TELL-IT Advice Monster has persuaded you that the measure of your value to your organization, to your life, is to have all the answers, all the time, to everything. If you don’t, you’re failing and those around you are failing as well.

Prizes: short-term fixes, positive first impressions, ego boosts, expediency, feeling in control, being the important person. But what’s the price you, others, and your organization pay?

Punishments: bottlenecks, disempowerment, too much stress, not developing others “and of course”, adds Stainer, “you’re probably offering up crappy advice to solve the wrong problem, you’re training people to be incompetent.”

SAVE-IT Advice Monster has you convinced that the way you add value is to rescue everybody. You can’t let anybody struggle or stumble or fail.
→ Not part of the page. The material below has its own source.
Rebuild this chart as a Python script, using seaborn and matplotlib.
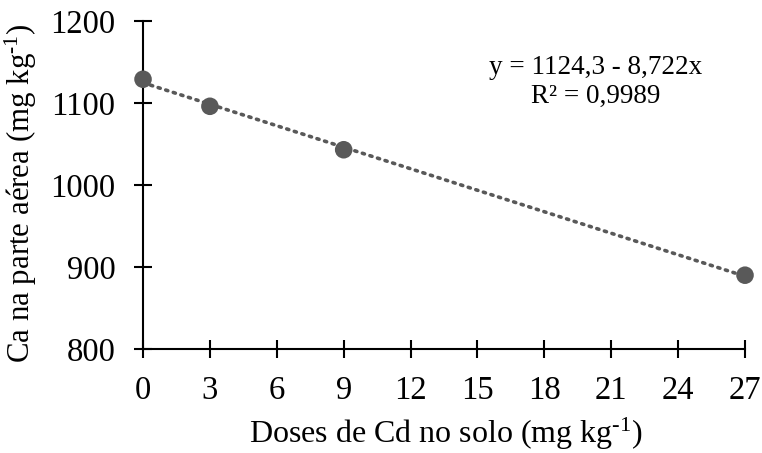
import matplotlib
matplotlib.use("Agg")
import matplotlib.pyplot as plt
import seaborn as sns
import pandas as pd

doses = [0, 3, 9, 27]
ca = [1129, 1096, 1043, 890]
x_ticks = [0, 3, 6, 9, 12, 15, 18, 21, 24, 27]
y_ticks = [800, 900, 1000, 1100, 1200]
equation = "y = 1124,3 - 8,722x\nR² = 0,9989"

sns.set_theme(style="white")
plt.rcParams['font.family'] = ['Liberation Serif', 'DejaVu Serif']
plt.rcParams['mathtext.fontset'] = 'custom'
plt.rcParams['mathtext.rm'] = 'Liberation Serif'
plt.rcParams['mathtext.it'] = 'Liberation Serif'

df = pd.DataFrame({"dose": doses, "ca": ca})

fig = plt.figure(figsize=(7.62, 4.53), dpi=100)
ax = fig.add_axes([0.1877, 0.2296, 0.79, 0.724])

sns.regplot(data=df, x="dose", y="ca", ax=ax, ci=None, truncate=True,
            scatter=False,
            line_kws=dict(color="#595959", linestyle=(0, (0.6, 1.6)), linewidth=2.6,
                          dash_capstyle="round"))
sns.scatterplot(data=df, x="dose", y="ca", ax=ax, color="#595959", s=160,
                edgecolor="none", zorder=5, clip_on=False)

ax.set_xlim(0, 27)
ax.set_ylim(800, 1200)
ax.set_xticks(x_ticks)
ax.set_yticks(y_ticks)
for s in ["top", "right"]:
    ax.spines[s].set_visible(False)
for s in ["left", "bottom"]:
    ax.spines[s].set_color("black")
    ax.spines[s].set_linewidth(1.5)
ax.tick_params(axis="both", direction="inout", length=13.5, width=1.5, color="black",
               labelsize=23.5, labelcolor="black", bottom=True, left=True)
ax.tick_params(axis="y", pad=13)
ax.tick_params(axis="x", pad=12)
ax.set_xlabel("")
ax.set_ylabel("")

sup = r"$^{\mathregular{‐1}}$"
fig.text(446 / 762, 1 - 443 / 453, "Doses de Cd no solo (mg kg" + sup + ")",
         fontsize=23, color="black", ha="center", va="baseline")
fig.text(21 / 762, 1 - 193 / 453, "Ca na parte aérea (mg kg" + sup + ")",
         fontsize=22.2, color="black", ha="center", va="center", rotation=90)

ax.text(0.752, 0.814, equation, transform=ax.transAxes, ha="center", va="center",
        fontsize=19.5, color="black", linespacing=1.2)

fig.savefig("out.png", dpi=100)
You’ve got to make sure everybody feels good all the time.

Prizes: the ego’s sense of self as a big-hearted and caring person, feeling valued, peace of mind, short term temporary wins, immediate gratification.

Punishments: people aren’t learning on the job, no learning from mistakes, your personal burnout, inadvertent creation of victims by effectively saying: you’re not capable of being responsible, accountable, or making your own choices.

CONTROL-IT Advice Monster lulls you into thinking the way you add value, the way you win, is to maintain control at all times. You don’t invite anybody else in, don’t share power, or responsibility or accountability because you believe if you give up just a little bit of control, chaos and failure are sure to follow.

Prizes: fewer errors, lower risk, ego-stroking (why would I give up control when I’m the best person here, the only person who understands what’s going on).

Punishments: nothing is scalable, you disallow serendipity – you stop the future from happening because you believe you’re right and therefore don’t allow other inputs that can shape, shift and influence different ways of thinking and doing.

All three monsters are present although 90% of us identify with SAVE-IT because it’s the least ugly of all. Regardless of the persona, to tame whichever advice monster is showing up for you, fundamentally it’s to stay curious longer in a conversation by having good questions and slowing down the rush to action and advice-giving. That’s the ACTION that starts making all the difference.